A campanha de Bolsonaro tem evitado usar qualquer imagem do Sete de Setembro para não dar brechas a novas punições do TSE, mas a corte também está se omitindo em sua tarefa de deixar claro qual o alcance exato da liminar confirmada em plenário. No início do julgamento de terça-feira, o advogado Tarcísio Vieira, que representa a campanha de Bolsonaro, questionou se a proibição também se aplicava a tudo o que houvesse ocorrido antes e depois da cerimônia oficial; Gonçalves respondeu dizendo que a questão seria avaliada posteriormente. Da mesma forma, ficou sem resposta um pedido feito antes do julgamento, para que fosse permitido o uso de imagens não oficiais dos atos de campanha (ou seja, excluídos os desfiles cívico-militares).

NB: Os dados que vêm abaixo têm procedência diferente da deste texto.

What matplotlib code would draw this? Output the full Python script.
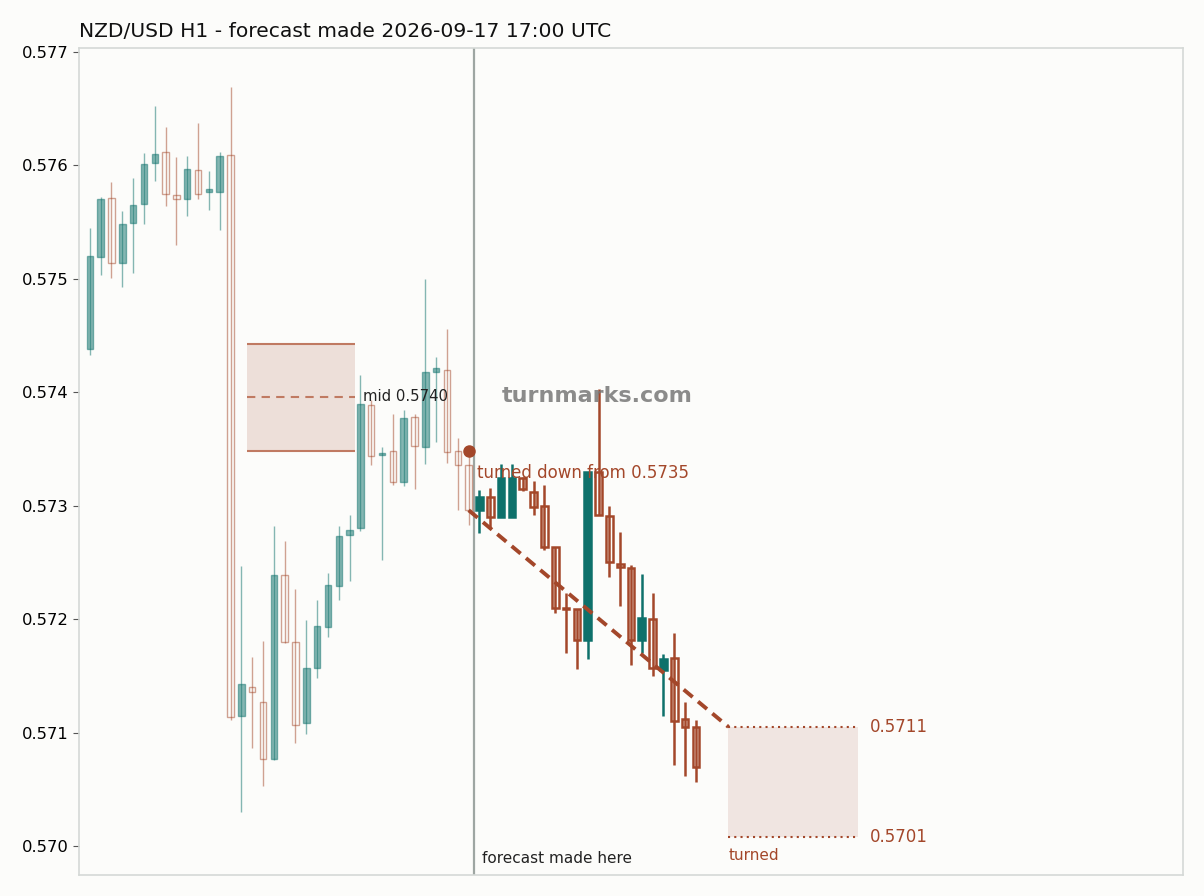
import matplotlib
matplotlib.use("Agg")
import matplotlib.pyplot as plt
import numpy as np

# history candles (OHLC)
hist_open = [0.57438, 0.57519, 0.57571, 0.57514, 0.57549, 0.57566, 0.57602, 0.57612, 0.57574, 0.57570,
             0.57596, 0.57577, 0.57577, 0.57609, 0.57115, 0.57140, 0.57127, 0.57077, 0.57239, 0.57180,
             0.57108, 0.57157, 0.57193, 0.57229, 0.57274, 0.57280, 0.57389, 0.57345, 0.57348, 0.57321,
             0.57378, 0.57352, 0.57418, 0.57420, 0.57348, 0.57336]
hist_high = [0.57545, 0.57572, 0.57585, 0.57560, 0.57589, 0.57611, 0.57652, 0.57634, 0.57607, 0.57608,
             0.57637, 0.57595, 0.57612, 0.57669, 0.57247, 0.57167, 0.57181, 0.57282, 0.57269, 0.57227,
             0.57199, 0.57217, 0.57241, 0.57282, 0.57292, 0.57415, 0.57393, 0.57352, 0.57381, 0.57384,
             0.57381, 0.57500, 0.57431, 0.57456, 0.57360, 0.57345]
hist_low = [0.57433, 0.57503, 0.57501, 0.57493, 0.57505, 0.57548, 0.57586, 0.57564, 0.57530, 0.57555,
            0.57570, 0.57561, 0.57543, 0.57111, 0.57030, 0.57086, 0.57053, 0.57076, 0.57179, 0.57091,
            0.57099, 0.57148, 0.57184, 0.57217, 0.57234, 0.57278, 0.57336, 0.57252, 0.57318, 0.57317,
            0.57315, 0.57337, 0.57356, 0.57338, 0.57296, 0.57283]
hist_close = [0.57520, 0.57570, 0.57514, 0.57548, 0.57565, 0.57601, 0.57610, 0.57575, 0.57570, 0.57597,
              0.57575, 0.57579, 0.57608, 0.57114, 0.57143, 0.57136, 0.57077, 0.57239, 0.57180, 0.57107,
              0.57157, 0.57194, 0.57230, 0.57273, 0.57279, 0.57390, 0.57344, 0.57346, 0.57321, 0.57377,
              0.57353, 0.57418, 0.57421, 0.57347, 0.57336, 0.57296]

# forecast candles (OHLC)
fc_open = [0.57296, 0.57308, 0.57290, 0.57290, 0.57324, 0.57312, 0.57300, 0.57264, 0.57210, 0.57209,
           0.57182, 0.57330, 0.57291, 0.57249, 0.57245, 0.57182, 0.57200, 0.57155, 0.57166, 0.57112,
           0.57105]
fc_high = [0.57314, 0.57316, 0.57337, 0.57337, 0.57325, 0.57322, 0.57318, 0.57264, 0.57223, 0.57209,
           0.57330, 0.57403, 0.57300, 0.57277, 0.57248, 0.57240, 0.57223, 0.57169, 0.57188, 0.57127,
           0.57111]
fc_low = [0.57276, 0.57281, 0.57290, 0.57290, 0.57313, 0.57292, 0.57261, 0.57205, 0.57170, 0.57156,
          0.57165, 0.57292, 0.57237, 0.57212, 0.57160, 0.57170, 0.57150, 0.57115, 0.57071, 0.57062,
          0.57056]
fc_close = [0.57308, 0.57290, 0.57324, 0.57324, 0.57315, 0.57299, 0.57264, 0.57210, 0.57209, 0.57182,
            0.57330, 0.57292, 0.57250, 0.57246, 0.57182, 0.57201, 0.57157, 0.57165, 0.57110, 0.57105,
            0.57070]

mid_box = (0.57348, 0.57443)
mid_level = 0.57396
turn_price = 0.57348
trend_end = 0.57105
zone_top = 0.57105
zone_bottom = 0.57008

bg = "#fcfcfa"
green = "#0e716b"
red = "#a3472a"

fig, ax = plt.subplots(figsize=(12.04, 8.96), dpi=100)
fig.patch.set_facecolor(bg)
ax.set_facecolor(bg)
fig.subplots_adjust(left=0.0656, right=0.9826, top=0.9464, bottom=0.0234)


def draw_candles(ax, x0, o, h, l, c, width, alpha, lw_edge, lw_wick):
    for k in range(len(o)):
        x = x0 + k
        up = c[k] >= o[k]
        col = green if up else red
        ax.vlines(x, l[k], h[k], color=col, lw=lw_wick, alpha=alpha, zorder=2)
        bottom = min(o[k], c[k])
        height = max(abs(c[k] - o[k]), 0.000012)
        if up:
            ax.bar(x, height, width, bottom=bottom, color=col, edgecolor=col,
                   lw=lw_edge, alpha=alpha, zorder=3)
        else:
            ax.bar(x, height, width, bottom=bottom, facecolor="none", edgecolor=col,
                   lw=lw_edge, alpha=alpha, zorder=3)


n_hist = len(hist_open)
draw_candles(ax, 0, hist_open, hist_high, hist_low, hist_close, 0.6, 0.5, 1.0, 1.0)
draw_candles(ax, n_hist, fc_open, fc_high, fc_low, fc_close, 0.62, 1.0, 1.8, 1.8)

# mid range box
ax.fill_between([14.5, 24.5], mid_box[0], mid_box[1], color="#eddfd9", zorder=1, lw=0)
ax.hlines(list(mid_box), 14.5, 24.5, color="#c07a62", lw=1.5, zorder=1.5)
ax.hlines(mid_level, 14.5, 24.5, color="#c07a62", lw=1.5, ls=(0, (4, 3)), zorder=1.5)
ax.text(25.2, mid_level, "mid 0.5740", fontsize=10.7, va="center", ha="left", color="#222222")

# forecast start
ax.axvline(n_hist - 0.5, color="#9ea6a2", lw=1.6, zorder=1)
ax.text(n_hist + 0.2, 0.569894, "forecast made here", fontsize=11, va="center", ha="left",
        color="#222222")

# turn point and trend
ax.plot(n_hist - 1, turn_price, "o", color=red, ms=8, zorder=5)
ax.text(n_hist - 0.25, 0.57329, "turned down from 0.5735", fontsize=12, va="center", ha="left",
        color=red)
ax.plot([n_hist - 1, 59], [hist_close[-1], trend_end], color=red, lw=2.8, ls=(0, (3, 1.8)),
        zorder=4)

# target zone
ax.fill_between([59, 71], zone_bottom, zone_top, color="#f0e5e1", zorder=1, lw=0)
ax.hlines([zone_top, zone_bottom], 59, 71, color=red, lw=1.5, ls=(0, (1, 2)), zorder=1.5)
ax.text(72.1, zone_top, "0.5711", fontsize=12, va="center", ha="left", color=red)
ax.text(72.1, zone_bottom, "0.5701", fontsize=12, va="center", ha="left", color=red)
ax.text(59, 0.569912, "turned", fontsize=11, va="center", ha="left", color=red)

# watermark
ax.text(46.9, 0.573967, "turnmarks.com", fontsize=16, fontweight="bold", color="#777777",
        alpha=0.85, ha="center", va="center")

ax.set_xlim(-1, 101)
ax.set_ylim(0.569744, 0.577035)
ax.set_yticks(np.arange(0.570, 0.5771, 0.001))
ax.yaxis.set_major_formatter(matplotlib.ticker.FormatStrFormatter("%.3f"))
ax.set_xticks([])
ax.tick_params(axis="y", labelsize=11.8, color="#555555", length=4)
for s in ax.spines.values():
    s.set_color("#d5d9d6")
    s.set_linewidth(1.2)

ax.set_title("NZD/USD H1 - forecast made 2026-09-17 17:00 UTC", loc="left", fontsize=14.6,
             color="#111111", pad=8)

fig.savefig("out.png", dpi=100, facecolor=bg)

Esse esclarecimento é de suma importância, e é algo que os ministros poderiam muito bem ter definido já enquanto julgavam a liminar de Gonçalves.
O trabalho da corte eleitoral é o de impedir vantagens indevidas, e não o de impor desvantagens indevidos. Enquanto não vier uma definição mais precisa do alcance da decisão do TSE, qualquer outro candidato que tenha realizado comícios em seu apoio no dia da Independência pode usar as imagens do ato como bem entender, menos Jair Bolsonaro. Se o uso de imagens oficiais feitas em eventos oficiais fere de fato a isonomia entre os competidores, a dita “paridade de armas” também sai prejudicada quando um candidato fica impedido de veicular imagens produzidas de forma não oficial em atos de campanha, enquanto aos demais essa possibilidade fica aberta. Se o TSE não for capaz de compreender essa distinção básica, estará se portando como agente político e deixando de lado a necessária imparcialidade.